200g chicken breast, diced
600g chicken legs and wings
1 tbsp harissa paste
1 tbsp vegetable oil
1 onion, sliced
2 garlic cloves, minced
1 tsp ground cinnamon
1 tsp ground cumin
1 tsp ground ginger
1 tsp turmeric
1 tsp chilli flakes
450ml chicken stock
100g dried apricots, quartered
1 can chopped tinned tomatoes
1 can chickpeas, drained
Salt and pepper
2 tbsp mint, chopped
2 tbsp parsley, chopped
Cous cous, cooked according to packet
150g Greek yoghurt
Flaked almonds, to taste
1 tbsp vegetable oil
- Combine the chicken with the harissa. Cover with cling film and leave to marinate in the fridge for 2 hours.
- Heat the oil in the bottom of your tagine dish or a casserole dish and fry the chicken. Remove from the dish and set aside.
- Fry the onions until soft and translucent. Stir in the spices and fresh garlic.
- Re-incorporate the meat, with the tomatoes, apricots and chicken stock. Bring to the boil, cover and simmer for 45 minutes.
- Add the chickpeas.
- Simmer for a further 15 minutes.
- While the tagine is cooking, fry the flaked almonds in a frying pan.

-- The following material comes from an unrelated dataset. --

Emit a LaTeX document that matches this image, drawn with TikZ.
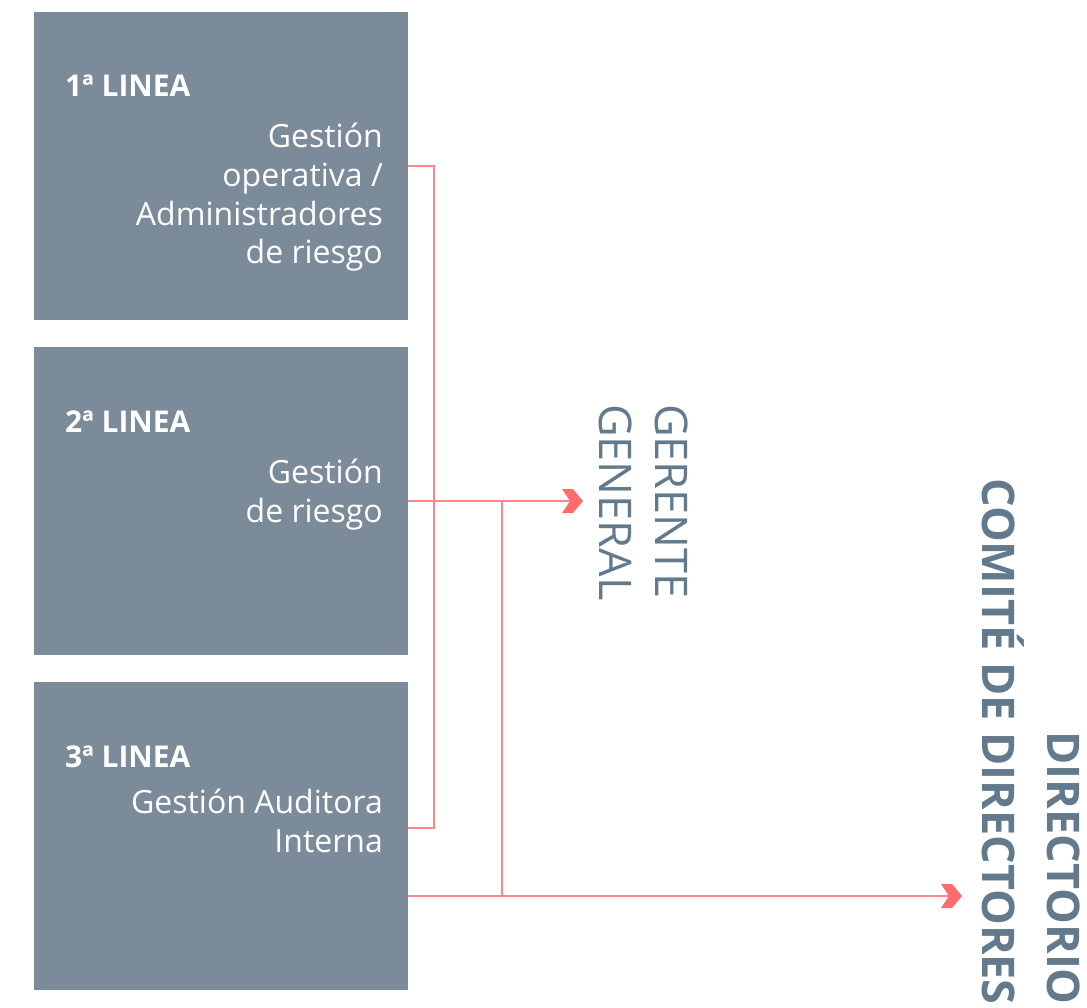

- Add the mint and parsley to the tagine.
- Serve with couscous, Greek yoghurt and top with the fried flaked almonds.
How about something a little different?
As the beaches open again, and the campsites begin to fill up, people are staying out later while the evenings get cooler.
Spicy and sweet, with a touch of red pepper, this cheap and easy Hungarian dish can simply be poured into a coffee mug, ready to take away – and each portion costs under £1 to make!
550g pork belly
1 tbsp sunflower oil
1 onion, large, sliced
1 garlic clove, minced
1 tbsp smoked paprika
600ml chicken stock
2 tbsp tomato puree
1 large red pepper, chopped finely
2 tsp cornflour
- Trim the fat off the pork and cube. In a pan, heat half the oil and add the pork. Cook until lightly browned. Remove with a slotted spoon and set aside.
- Fry the onion and garlic in the rest of the oil for about 5 minutes. Stir in the paprika and fry for a further minute before adding the stock and bringing to a boil. Stir in the tomato puree and the pork. Season to taste.
- Simmer for 15 minutes and add the peppers; simmer for another 10 minutes or until soft.
- Make a paste with the cornflour and a little water and add to the goulash. Reduce for 3-4 minutes. Scatter with parsley and serve.
And remember: whatever your style or taste, there are always cheaper options. Why not replace your store-bought pizza bases with homemade one, for a meal that costs pennies to make? Or upcycle your leftovers?
Get inventive and see what you can come up with. You could create an original restaurant-quality dish which is all your own!